> _Problem to work on_
From the first line of the data down to and including the line with "return (r * f, g * f, b * f)", copy everything exactly, leaving out pictures.

--- Information provided ---

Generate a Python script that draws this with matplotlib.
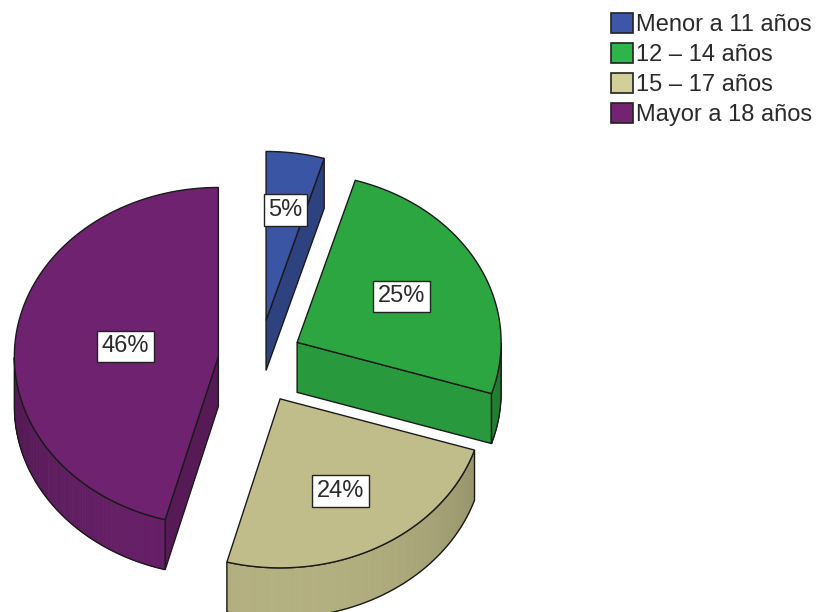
import numpy as np
import matplotlib.pyplot as plt
from matplotlib.patches import Polygon, Patch
from matplotlib.colors import to_rgb

plt.rcParams['font.family'] = ['Liberation Sans', 'DejaVu Sans']

# Data
categories = ['Menor a 11 años', '12 – 14 años', '15 – 17 años', 'Mayor a 18 años']
percentages = [4.6, 25.3, 24.3, 45.8]
top_colors = ['#3a55a3', '#2ca641', '#c1bd8a', '#6f2270']
legend_colors = ['#3c57a8', '#2db54a', '#d3cf98', '#73236f']

# Layout of the 3D pie (pixel coordinates)
cx, cy = 260, 362
rx, ry = 204, 169
depth = 50
explode = 42
label_frac = [0.66, 0.58, 0.62, 0.46]
edge = '#1a1a1a'


def shade(color, front):
    # faces turned toward the viewer are lighter
    f = 0.72 + 0.21 * front
    r, g, b = to_rgb(color)
    return (r * f, g * f, b * f)


fig = plt.figure(figsize=(8.17, 6.12), dpi=100)
ax = fig.add_axes([0, 0, 1, 1])
ax.set_xlim(0, 817)
ax.set_ylim(612, 0)
ax.axis('off')

# wedge angles, clockwise from 12 o'clock
wedges = []
start = 90.0
for i, p in enumerate(percentages):
    b = start
    a = start - p * 3.6
    mid = np.radians((a + b) / 2)
    vx = cx + explode * np.cos(mid)
    vy = cy - explode * np.sin(mid)
    wedges.append((i, a, b, vx, vy, mid))
    start = a


def rim(vx, vy, t):
    return vx + rx * np.cos(t), vy - ry * np.sin(t)


# back to front
for i, a, b, vx, vy, mid in sorted(wedges, key=lambda w: w[4]):
    col = top_colors[i]
    ta, tb = np.radians(a), np.radians(b)

    # radial side faces
    for t, sign in ((ta, 1), (tb, -1)):
        if sign * np.cos(t) > 1e-6:
            front = sign * np.cos(t)
            x1, y1 = rim(vx, vy, t)
            quad = [(vx, vy), (x1, y1), (x1, y1 + depth), (vx, vy + depth)]
            ax.add_patch(Polygon(quad, closed=True, facecolor=shade(col, front),
                                 edgecolor=edge, linewidth=1.0))

    # outer curved wall (front half only)
    ts = np.linspace(ta, tb, 200)
    front_mask = np.sin(ts) < 0
    if front_mask.any():
        tf = ts[front_mask]
        for t0, t1 in zip(tf[:-1], tf[1:]):
            c = shade(col, -np.sin(t0))
            x0, y0 = rim(vx, vy, t0)
            x1, y1 = rim(vx, vy, t1)
            ax.add_patch(Polygon([(x0, y0), (x1, y1), (x1, y1 + depth), (x0, y0 + depth)],
                                 closed=True, facecolor=c, edgecolor=c, linewidth=0.6))
        xs, ys = rim(vx, vy, tf)
        outline = list(zip(xs, ys)) + list(zip(xs[::-1], ys[::-1] + depth))
        ax.add_patch(Polygon(outline, closed=True, facecolor='none',
                             edgecolor=edge, linewidth=1.0))

    # top face
    xs, ys = rim(vx, vy, ts)
    top = [(vx, vy)] + list(zip(xs, ys))
    ax.add_patch(Polygon(top, closed=True, facecolor=col, edgecolor=edge, linewidth=1.0))

    # percentage label
    lx = vx + label_frac[i] * rx * np.cos(mid)
    ly = vy - label_frac[i] * ry * np.sin(mid)
    ax.text(lx, ly, f'{percentages[i]:.0f}%', fontsize=17, ha='center', va='center',
            color='#2a2a2a', zorder=5,
            bbox=dict(boxstyle='square,pad=0.2', facecolor='white',
                      edgecolor='#222222', linewidth=1.0))

handles = [Patch(facecolor=c, edgecolor='#222222', linewidth=1.2) for c in legend_colors]
fig.legend(handles, categories, loc='upper left', bbox_to_anchor=(611 / 817, 1 - 13 / 612),
           frameon=False, fontsize=17, handlelength=0.95, handleheight=0.95,
           handletextpad=0.1, labelspacing=0.28, borderpad=0, borderaxespad=0,
           labelcolor='#2a2a2a')

plt.savefig('out.png', dpi=100)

---

> _Task answer_
Generate a Python script that draws this with matplotlib.
import numpy as np
import matplotlib.pyplot as plt
from matplotlib.patches import Polygon, Patch
from matplotlib.colors import to_rgb

plt.rcParams['font.family'] = ['Liberation Sans', 'DejaVu Sans']

# Data
categories = ['Menor a 11 años', '12 – 14 años', '15 – 17 años', 'Mayor a 18 años']
percentages = [4.6, 25.3, 24.3, 45.8]
top_colors = ['#3a55a3', '#2ca641', '#c1bd8a', '#6f2270']
legend_colors = ['#3c57a8', '#2db54a', '#d3cf98', '#73236f']

# Layout of the 3D pie (pixel coordinates)
cx, cy = 260, 362
rx, ry = 204, 169
depth = 50
explode = 42
label_frac = [0.66, 0.58, 0.62, 0.46]
edge = '#1a1a1a'


def shade(color, front):
    # faces turned toward the viewer are lighter
    f = 0.72 + 0.21 * front
    r, g, b = to_rgb(color)
    return (r * f, g * f, b * f)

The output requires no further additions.